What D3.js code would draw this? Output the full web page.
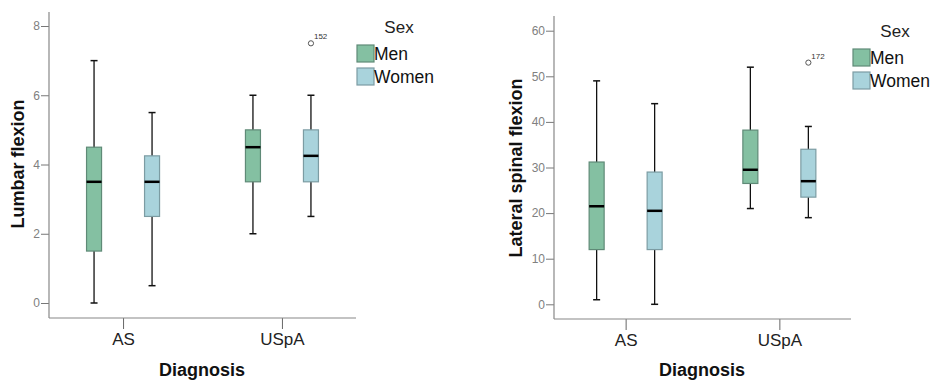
<!DOCTYPE html>
<html><head><meta charset="utf-8">
<script src="https://cdn.jsdelivr.net/npm/d3@7"></script>
<style>body{margin:0;background:#fff;}svg{display:block;font-family:"Liberation Sans",Arial,sans-serif;}</style>
</head><body>
<svg id="chart" width="938" height="380"></svg>
<script>
// ---- data ----
const categories = ["AS", "USpA"];
const sexes = ["Men", "Women"];
// [min, q1, median, q3, max] per category
const lumbarMen   = [[0, 1.5, 3.5, 4.5, 7], [2, 3.5, 4.5, 5, 6]];
const lumbarWomen = [[0.5, 2.5, 3.5, 4.25, 5.5], [2.5, 3.5, 4.25, 5, 6]];
const lumbarOutliers = [{cat: "USpA", sex: "Women", value: 7.5, id: "152"}];
const lumbarTicks = [0, 2, 4, 6, 8];

const lateralMen   = [[1, 12, 21.5, 31.2, 49], [21, 26.5, 29.5, 38.2, 52]];
const lateralWomen = [[0, 12, 20.5, 29, 44], [19, 23.5, 27, 34, 39]];
const lateralOutliers = [{cat: "USpA", sex: "Women", value: 53, id: "172"}];
const lateralTicks = [0, 10, 20, 30, 40, 50, 60];

const colors = {Men: "#84c0a2", Women: "#a9d3dc"};
const strokeCol = {Men: "#5f8a77", Women: "#7c9ca3"};

const svg = d3.select("#chart");

function panel(cfg) {
  const g = svg.append("g");
  const y = d3.scaleLinear().domain(cfg.domain).range([cfg.y0, cfg.y1]);
  const x = d3.scalePoint().domain(categories).range([cfg.xl, cfg.xr]).padding(0.466);
  const off = d3.scalePoint().domain(sexes).range([-29, 29]);

  // y axis
  const ya = g.append("g").attr("transform", `translate(${cfg.xl},0)`)
    .call(d3.axisLeft(y).tickValues(cfg.ticks).tickSize(8).tickSizeOuter(0).tickPadding(1));
  ya.select(".domain").remove();
  ya.selectAll(".tick line").attr("stroke", "#777");
  ya.selectAll(".tick text").attr("fill", "#808080").style("font-size", "12px")
    .style("font-family", "'Liberation Sans',Arial,sans-serif");
  g.append("line").attr("x1", cfg.xl).attr("x2", cfg.xl).attr("y1", cfg.axTop).attr("y2", cfg.axBot)
    .attr("stroke", "#888").attr("stroke-width", 1.2);

  // x axis
  const xa = g.append("g").attr("transform", `translate(0,${cfg.axBot})`)
    .call(d3.axisBottom(x).tickSize(11).tickSizeOuter(0).tickPadding(4));
  xa.select(".domain").remove();
  xa.selectAll(".tick line").attr("stroke", "#666");
  xa.selectAll(".tick text").attr("fill", "#222").style("font-size", "17px");
  g.append("line").attr("x1", cfg.xl).attr("x2", cfg.xr).attr("y1", cfg.axBot).attr("y2", cfg.axBot)
    .attr("stroke", "#888").attr("stroke-width", 1.2);

  // boxes
  const rows = [];
  categories.forEach((c, i) => {
    rows.push({cat: c, sex: "Men", s: cfg.men[i]});
    rows.push({cat: c, sex: "Women", s: cfg.women[i]});
  });
  const bw = 15, cw = 7;
  const b = g.selectAll(".box").data(rows).join("g")
    .attr("transform", d => `translate(${x(d.cat) + off(d.sex)},0)`);
  b.append("line").attr("x1", 0).attr("x2", 0).attr("y1", d => y(d.s[0])).attr("y2", d => y(d.s[4]))
    .attr("stroke", "#111").attr("stroke-width", 1.3);
  b.append("line").attr("x1", -cw/2).attr("x2", cw/2).attr("y1", d => y(d.s[0])).attr("y2", d => y(d.s[0]))
    .attr("stroke", "#111").attr("stroke-width", 1.5);
  b.append("line").attr("x1", -cw/2).attr("x2", cw/2).attr("y1", d => y(d.s[4])).attr("y2", d => y(d.s[4]))
    .attr("stroke", "#111").attr("stroke-width", 1.5);
  b.append("rect").attr("x", -bw/2).attr("width", bw)
    .attr("y", d => y(d.s[3])).attr("height", d => y(d.s[1]) - y(d.s[3]))
    .attr("fill", d => colors[d.sex]).attr("stroke", d => strokeCol[d.sex]).attr("stroke-width", 1.2);
  b.append("line").attr("x1", -bw/2).attr("x2", bw/2).attr("y1", d => y(d.s[2])).attr("y2", d => y(d.s[2]))
    .attr("stroke", "#000").attr("stroke-width", 2.5);

  // outliers
  const o = g.selectAll(".out").data(cfg.outliers).join("g")
    .attr("transform", d => `translate(${x(d.cat) + off(d.sex)},${y(d.value)})`);
  o.append("circle").attr("r", 2.6).attr("fill", "#fff").attr("stroke", "#555").attr("stroke-width", 1);
  o.append("text").attr("x", 3).attr("y", -4).text(d => d.id).style("font-size", "8px").attr("fill", "#333");

  // axis titles
  g.append("text").attr("transform", `translate(${cfg.ylabX},${cfg.ylabY}) rotate(-90)`)
    .attr("text-anchor", "middle").style("font-size", "18px").style("font-weight", "bold").attr("fill", "#111")
    .text(cfg.ylabel);
  g.append("text").attr("x", cfg.xlabX).attr("y", 376).attr("text-anchor", "middle")
    .style("font-size", "18px").style("font-weight", "bold").attr("fill", "#111").text("Diagnosis");

  // legend
  const lg = g.append("g").attr("transform", `translate(${cfg.legX},${cfg.legY})`);
  lg.append("text").attr("x", 42).attr("y", 0).attr("text-anchor", "middle")
    .style("font-size", "17px").attr("fill", "#222").text("Sex");
  const li = lg.selectAll(".li").data(sexes).join("g")
    .attr("transform", (d, i) => `translate(0,${12 + i * 23})`);
  li.append("rect").attr("width", 17).attr("height", 17)
    .attr("fill", d => colors[d]).attr("stroke", d => strokeCol[d]).attr("stroke-width", 1.2);
  li.append("text").attr("x", 17).attr("y", 15).style("font-size", "17.5px").attr("fill", "#111").text(d => d);
}

panel({domain: [0, 8], y0: 303, y1: 26, xl: 49, xr: 356, axTop: 12, axBot: 318,
  ticks: lumbarTicks, men: lumbarMen, women: lumbarWomen, outliers: lumbarOutliers,
  ylabel: "Lumbar flexion", ylabX: 24, ylabY: 164, xlabX: 202, legX: 357, legY: 33});

panel({domain: [0, 60], y0: 304.3, y1: 30.7, xl: 554, xr: 851, axTop: 16, axBot: 319,
  ticks: lateralTicks, men: lateralMen, women: lateralWomen, outliers: lateralOutliers,
  ylabel: "Lateral spinal flexion", ylabX: 521.5, ylabY: 168, xlabX: 702, legX: 853, legY: 37});
</script>
</body></html>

— PROMPT —
Starting with the first line of the data above and ending with the line containing "const off = d3.scalePoint().domain(sexes).range([-29, 29]);", please restate every line exactly, leaving images out.

— OUTPUT OF THE EXERCISE —
What D3.js code would draw this? Output the full web page.
<!DOCTYPE html>
<html><head><meta charset="utf-8">
<script src="https://cdn.jsdelivr.net/npm/d3@7"></script>
<style>body{margin:0;background:#fff;}svg{display:block;font-family:"Liberation Sans",Arial,sans-serif;}</style>
</head><body>
<svg id="chart" width="938" height="380"></svg>
<script>
// ---- data ----
const categories = ["AS", "USpA"];
const sexes = ["Men", "Women"];
// [min, q1, median, q3, max] per category
const lumbarMen   = [[0, 1.5, 3.5, 4.5, 7], [2, 3.5, 4.5, 5, 6]];
const lumbarWomen = [[0.5, 2.5, 3.5, 4.25, 5.5], [2.5, 3.5, 4.25, 5, 6]];
const lumbarOutliers = [{cat: "USpA", sex: "Women", value: 7.5, id: "152"}];
const lumbarTicks = [0, 2, 4, 6, 8];

const lateralMen   = [[1, 12, 21.5, 31.2, 49], [21, 26.5, 29.5, 38.2, 52]];
const lateralWomen = [[0, 12, 20.5, 29, 44], [19, 23.5, 27, 34, 39]];
const lateralOutliers = [{cat: "USpA", sex: "Women", value: 53, id: "172"}];
const lateralTicks = [0, 10, 20, 30, 40, 50, 60];

const colors = {Men: "#84c0a2", Women: "#a9d3dc"};
const strokeCol = {Men: "#5f8a77", Women: "#7c9ca3"};

const svg = d3.select("#chart");

function panel(cfg) {
  const g = svg.append("g");
  const y = d3.scaleLinear().domain(cfg.domain).range([cfg.y0, cfg.y1]);
  const x = d3.scalePoint().domain(categories).range([cfg.xl, cfg.xr]).padding(0.466);
  const off = d3.scalePoint().domain(sexes).range([-29, 29]);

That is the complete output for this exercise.